Cuando te mencionan monasterio, piensas en lugares cerrados con
cantos gregorianos y procesiones de monjes recitando letanías y oraciones.
Cuando te dicen monasterio, con frecuencia, olvidas todo lo que lo acompaña. En
España hubo un tiempo en que se instalaron muchas de estas instituciones pertenecientes a la orden del
cister. Unas características definían estos complejos: lugares apartados, agua
abundante, posibilidad de autosuficiencia (autarquia), claustro y por supuesto iglesia. El monasterio
de Piedra se halla cerca de Calatayud, provincia de Zaragoza, en un hermoso
valle por donde discurre el rio Piedra
del que toma el nombre.
Cuando llegamos pudimos
comprobar que lo importante es el lugar, ya que el complejo está en ruinas y
solo restaurado en parte para alojar un hotel y un pequeño museo. La zona es
parque natural y está surcada por los brazos de agua del rio Piedra que forman
diversas cascadas, saltos de agua y lagos. La vegetación recibe como una bendición
esta humedad como maná que se posa en sus hojas. La piedra calcárea toma mil
formas bajo la acción del agua. En el lecho de los riachuelos, la perfección de
la esfera se logra por la simple y continuada caricia del agua sobre las
piedras. Un pequeño valle recibe en sus prados de césped los saltos de agua y
forma cursos de agua entre chopos, plátanos inmensos y castaños centenarios. Un
camino traza el itinerario del parque. Si lo sigues, te llevará a descender por
un empinado túnel de escalones pétreos que penetrando en el interior de la
montaña te conduce justo tras el mayor de los saltos de agua. Desembocas en una
gran bóveda con el ensordecedor ruido del agua cayendo desde 40 metros y la
humedad goteando del techo rocoso como si lloviera. En la penumbra, el frio te
sorprende mientras fuera la temperatura no baja de 40. Las rocas del interior
tienen el verde del musgo que las cubre
y el suelo resbaladizo dificulta adentrase en sus profundidades.

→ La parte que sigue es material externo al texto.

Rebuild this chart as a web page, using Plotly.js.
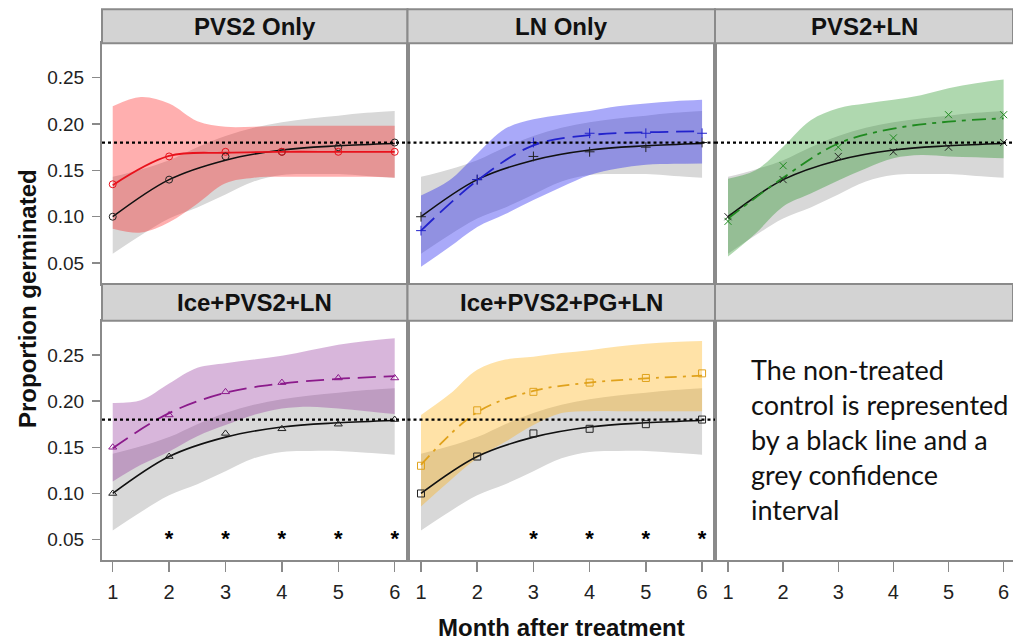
<!DOCTYPE html>
<html><head><meta charset="utf-8">
<script src="https://cdn.plot.ly/plotly-3.0.1.min.js"></script>
<style>html,body{margin:0;padding:0;background:#fff;overflow:hidden}</style>
</head><body><div id="chart" style="width:1013px;height:643px"></div>
<script>
// ---------- data ----------
const months = [1, 2, 3, 4, 5, 6];
const bandMonths = [1, 1.5, 2, 2.5, 3, 3.5, 4, 4.5, 5, 5.5, 6];
const panelTitles = ['PVS2 Only', 'LN Only', 'PVS2+LN', 'Ice+PVS2+LN', 'Ice+PVS2+PG+LN'];
const yTickVals = [0.05, 0.10, 0.15, 0.20, 0.25];
const yTickText = ['0.05', '0.10', '0.15', '0.20', '0.25'];
const refLevel = 0.18;

const controlObs = [0.10, 0.14, 0.165, 0.17, 0.175, 0.18];
const controlFit = [0.100, 0.140, 0.161, 0.172, 0.1765, 0.179];
const controlUpper = [0.143, 0.151, 0.161, 0.175, 0.187, 0.196, 0.202, 0.206, 0.209, 0.212, 0.214];
const controlLower = [0.060, 0.080, 0.098, 0.110, 0.124, 0.138, 0.145, 0.146, 0.146, 0.144, 0.142];

const pvs2Obs = [0.135, 0.165, 0.17, 0.17, 0.17, 0.17];
const pvs2Fit = [0.134, 0.1655, 0.169, 0.17, 0.17, 0.17];
const pvs2Upper = [0.219, 0.229, 0.222, 0.203, 0.197, 0.197, 0.198, 0.198, 0.198, 0.198, 0.198];
const pvs2Lower = [0.087, 0.083, 0.094, 0.114, 0.136, 0.142, 0.143, 0.143, 0.143, 0.143, 0.142];

const lnObs = [0.085, 0.14, 0.18, 0.19, 0.19, 0.19];
const lnFit = [0.085, 0.139, 0.177, 0.188, 0.191, 0.192];
const lnUpper = [0.123, 0.139, 0.168, 0.195, 0.205, 0.210, 0.214, 0.219, 0.222, 0.2245, 0.226];
const lnLower = [0.046, 0.067, 0.089, 0.103, 0.118, 0.132, 0.145, 0.152, 0.156, 0.157, 0.1575];

const pvs2lnObs = [0.095, 0.155, 0.175, 0.185, 0.21, 0.21];
const pvs2lnFit = [0.098, 0.142, 0.179, 0.195, 0.2025, 0.206];
const pvs2lnUpper = [0.141, 0.150, 0.1755, 0.204, 0.217, 0.222, 0.226, 0.231, 0.2385, 0.244, 0.248];
const pvs2lnLower = [0.057, 0.082, 0.111, 0.125, 0.139, 0.152, 0.163, 0.1665, 0.165, 0.164, 0.163];

const iceLnObs = [0.15, 0.185, 0.21, 0.22, 0.225, 0.225];
const iceLnFit = [0.149, 0.187, 0.209, 0.219, 0.224, 0.227];
const iceLnUpper = [0.198, 0.201, 0.219, 0.236, 0.241, 0.245, 0.249, 0.255, 0.261, 0.265, 0.268];
const iceLnLower = [0.113, 0.131, 0.1455, 0.162, 0.174, 0.185, 0.192, 0.194, 0.192, 0.189, 0.186];

const icePgObs = [0.13, 0.19, 0.21, 0.22, 0.225, 0.23];
const icePgFit = [0.131, 0.188, 0.211, 0.220, 0.2245, 0.2275];
const icePgUpper = [0.185, 0.207, 0.234, 0.245, 0.248, 0.252, 0.255, 0.259, 0.262, 0.264, 0.265];
const icePgLower = [0.086, 0.113, 0.138, 0.156, 0.174, 0.187, 0.189, 0.189, 0.189, 0.189, 0.189];

const sigMonthsIceLn = [2, 3, 4, 5, 6];
const sigMonthsIcePg = [3, 4, 5, 6];
const sigLevel = 0.049;

const noteText = 'The non-treated<br>control is represented<br>by a black line and a<br>grey confidence<br>interval';
const xTitle = 'Month after treatment';
const yTitle = 'Proportion germinated';

// ---------- styles ----------
const series = [
  {obs: pvs2Obs, fit: pvs2Fit, up: pvs2Upper, lo: pvs2Lower, color: '#e8121c', fill: 'rgba(255,20,20,0.34)', dash: 'solid', sym: 'circle-open'},
  {obs: lnObs, fit: lnFit, up: lnUpper, lo: lnLower, color: '#2222cc', fill: 'rgba(30,30,240,0.38)', dash: '18px,8px', sym: 'cross-thin-open'},
  {obs: pvs2lnObs, fit: pvs2lnFit, up: pvs2lnUpper, lo: pvs2lnLower, color: '#1f8a1f', fill: 'rgba(20,140,20,0.34)', dash: '14px,6px,4px,6px', sym: 'x-thin-open'},
  {obs: iceLnObs, fit: iceLnFit, up: iceLnUpper, lo: iceLnLower, color: '#8b1a8b', fill: 'rgba(140,40,150,0.34)', dash: '18px,8px', sym: 'triangle-up-open'},
  {obs: icePgObs, fit: icePgFit, up: icePgUpper, lo: icePgLower, color: '#e0a21c', fill: 'rgba(255,175,10,0.36)', dash: '12px,6px,3px,6px', sym: 'square-open'}
];
const sigByPanel = {3: sigMonthsIceLn, 4: sigMonthsIcePg};

const W = 1013, H = 643;
const px = v => v / W;
const py = v => (H - v) / H;
const colX = [[102, 407.5], [407.5, 715], [715, 1013]];
const colRange = [[0.81, 6.227], [0.76, 6.23], [0.764, 6.17]];
const rowY = [[43.3, 283.5], [320.7, 560]];
const stripY = [[9.3, 43.3], [284, 320.7]];
const yRange = [0.028, 0.287];
const border = '#8a8a8a';
const FONT = 'Liberation Sans, Arial, sans-serif';

const traces = [];
const layout = {
  width: W, height: H, margin: {l: 0, r: 0, t: 0, b: 0},
  paper_bgcolor: '#fff', plot_bgcolor: '#fff', showlegend: false,
  font: {family: FONT, color: '#111'},
  shapes: [], annotations: []
};

for (let p = 0; p < 6; p++) {
  const row = Math.floor(p / 3), col = p % 3;
  const id = p === 0 ? '' : String(p + 1);
  const xa = 'x' + id, ya = 'y' + id;
  layout['xaxis' + id] = {
    domain: [px(colX[col][0]), px(colX[col][1])], range: colRange[col], anchor: ya,
    showline: true, mirror: true, linecolor: border, linewidth: 2,
    showgrid: false, zeroline: false, tickvals: months,
    ticks: row === 1 ? 'outside' : '', ticklen: 10, tickwidth: 1.5, tickcolor: border,
    showticklabels: row === 1, ticklabelstandoff: 3, ticklabeloverflow: 'allow',
    tickfont: {family: FONT, size: 20, color: '#222'}
  };
  layout['yaxis' + id] = {
    domain: [py(rowY[row][1]), py(rowY[row][0])], range: yRange, anchor: xa,
    showline: true, mirror: true, linecolor: border, linewidth: 2,
    showgrid: false, zeroline: false, tickvals: yTickVals, ticktext: yTickText,
    ticks: col === 0 ? 'outside' : '', ticklen: 8, tickwidth: 1.5, tickcolor: border,
    showticklabels: col === 0, ticklabelstandoff: 4,
    tickfont: {family: FONT, size: 19, color: '#222'}
  };
  layout.shapes.push({type: 'rect', xref: 'paper', yref: 'paper',
    x0: px(colX[col][0]), x1: px(colX[col][1]), y0: py(stripY[row][1]), y1: py(stripY[row][0]),
    fillcolor: '#d3d3d3', line: {color: border, width: 2}, layer: 'above'});
  if (p < 5) {
    layout.annotations.push({xref: 'paper', yref: 'paper', showarrow: false,
      x: px((colX[col][0] + colX[col][1]) / 2), y: py((stripY[row][0] + stripY[row][1]) / 2),
      xanchor: 'center', yanchor: 'middle', text: panelTitles[p],
      font: {family: FONT, size: 24, color: '#111', weight: 'bold'}});
    layout.shapes.push({type: 'line', xref: xa + ' domain', yref: ya, x0: 0, x1: 1, y0: refLevel, y1: refLevel,
      line: {color: '#000', width: 2.2, dash: 'dot'}, layer: 'above'});
    const s = series[p];
    traces.push({x: bandMonths, y: controlUpper, xaxis: xa, yaxis: ya, mode: 'lines',
      line: {width: 0, shape: 'spline', smoothing: 1}, hoverinfo: 'skip'});
    traces.push({x: bandMonths, y: controlLower, xaxis: xa, yaxis: ya, mode: 'lines', fill: 'tonexty',
      fillcolor: '#d8d8d8', line: {width: 0, shape: 'spline', smoothing: 1}, hoverinfo: 'skip'});
    traces.push({x: bandMonths, y: s.up, xaxis: xa, yaxis: ya, mode: 'lines',
      line: {width: 0, shape: 'spline', smoothing: 1}, hoverinfo: 'skip'});
    traces.push({x: bandMonths, y: s.lo, xaxis: xa, yaxis: ya, mode: 'lines', fill: 'tonexty',
      fillcolor: s.fill, line: {width: 0, shape: 'spline', smoothing: 1}, hoverinfo: 'skip'});
    traces.push({x: months, y: controlFit, xaxis: xa, yaxis: ya, mode: 'lines',
      line: {color: '#111', width: 1.6, shape: 'spline', smoothing: 1}});
    traces.push({x: months, y: s.fit, xaxis: xa, yaxis: ya, mode: 'lines',
      line: {color: s.color, width: 1.8, dash: s.dash, shape: 'spline', smoothing: 1}});
    traces.push({x: months, y: controlObs, xaxis: xa, yaxis: ya, mode: 'markers',
      marker: {symbol: s.sym, size: 7, color: '#222', line: {width: 1, color: '#222'}}});
    traces.push({x: months, y: s.obs, xaxis: xa, yaxis: ya, mode: 'markers',
      marker: {symbol: s.sym, size: 7, color: s.color, line: {width: 1, color: s.color}}});
    if (sigByPanel[p]) {
      const m = sigByPanel[p];
      traces.push({x: m, y: m.map(() => sigLevel), xaxis: xa, yaxis: ya, mode: 'text',
        text: m.map(() => '*'), textposition: 'middle center',
        textfont: {family: FONT, size: 22, color: '#000', weight: 'bold'}});
    }
  } else {
    traces.push({x: [], y: [], xaxis: xa, yaxis: ya, mode: 'markers'});
  }
}

layout.annotations.push({xref: 'paper', yref: 'paper', showarrow: false,
  x: px(749), y: py(439), xanchor: 'left', yanchor: 'middle', align: 'left',
  text: noteText, font: {family: 'Lato, Open Sans, sans-serif', size: 27, color: '#111'}});
layout.annotations.push({xref: 'paper', yref: 'paper', showarrow: false,
  x: px(561), y: py(627), xanchor: 'center', yanchor: 'middle', text: xTitle,
  font: {family: FONT, size: 24, color: '#111', weight: 'bold'}});
layout.annotations.push({xref: 'paper', yref: 'paper', showarrow: false,
  x: px(27), y: py(299), xanchor: 'center', yanchor: 'middle', textangle: -90, text: yTitle,
  font: {family: FONT, size: 24, color: '#111', weight: 'bold'}});

Plotly.newPlot('chart', traces, layout, {displayModeBar: false, staticPlot: true});
</script>
</body></html>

¡Que explosión de energía produce
el agua al chocar contra el suelo! Como la puedes sentir flotando en
el aire, llenando la cueva. Mojado y frio, no puedes evitar cerrar los ojos,
entregarte y dejar que los demás sentidos participen de la fiesta y llenarte de
ese aire que es vida en estado puro. En los lagos hay piscifactoría de truchas.
Innumerables aves y pequeños mamíferos tienen también ellos aquí su santuario.
Este parque rebosa vida.
Apenas a cinco kilómetros de aquí se encuentran
las hoces del rio Mesa. La gente acude al rio a bañarse en los pequeños recodos
que se forman protegidos por la vegetación. También está la ermita de la Virgen
de Jaraba encaramada a lomos de los riscos de una garganta entre montañas. El ambiente tiene algo que muy pocas veces he
experimentado. Hay que pararse a escuchar el silencio. El silencio es una
realidad tangible, no un lugar donde no hay sonido, sino que el sonido que hay
es el del silencio. Posee una grandiosidad inimaginable y es un espectáculo
para el oído. El silencio tiene dimensión y llena todo el espacio hasta los
escarpados de la pared que cierra la garganta donde está el santuario. En el
cielo solo se alcanza a ver alguna rapaz planeando majestuosa a la espera de
presas. En esas escarpadas paredes anida algún buitre y alimoche. Nada más
interrumpe una quietud total que un sol de justicia, que la hace más dramática
si cabe. También aquí cierras los ojos y les das una oportunidad a los demás
sentidos. Estamos tan sumergidos en una sociedad de imágenes, que cerrar los
ojos es entrar en otro mundo y experimentar otras cosas. Cerrando las puertas a
las imágenes, toda la atención y la
actividad cerebral se desplazan y puedes conocer desde otro ángulo lo que nos
rodea. Cerrando los ojos, percibes un mundo que te es extraño o ajeno y al
mismo tiempo, el acto de cerrar los ojos te reconecta a este mundo. Vuelves a
sentirte parte de él. Son momentos irrepetibles; momentos mágicos.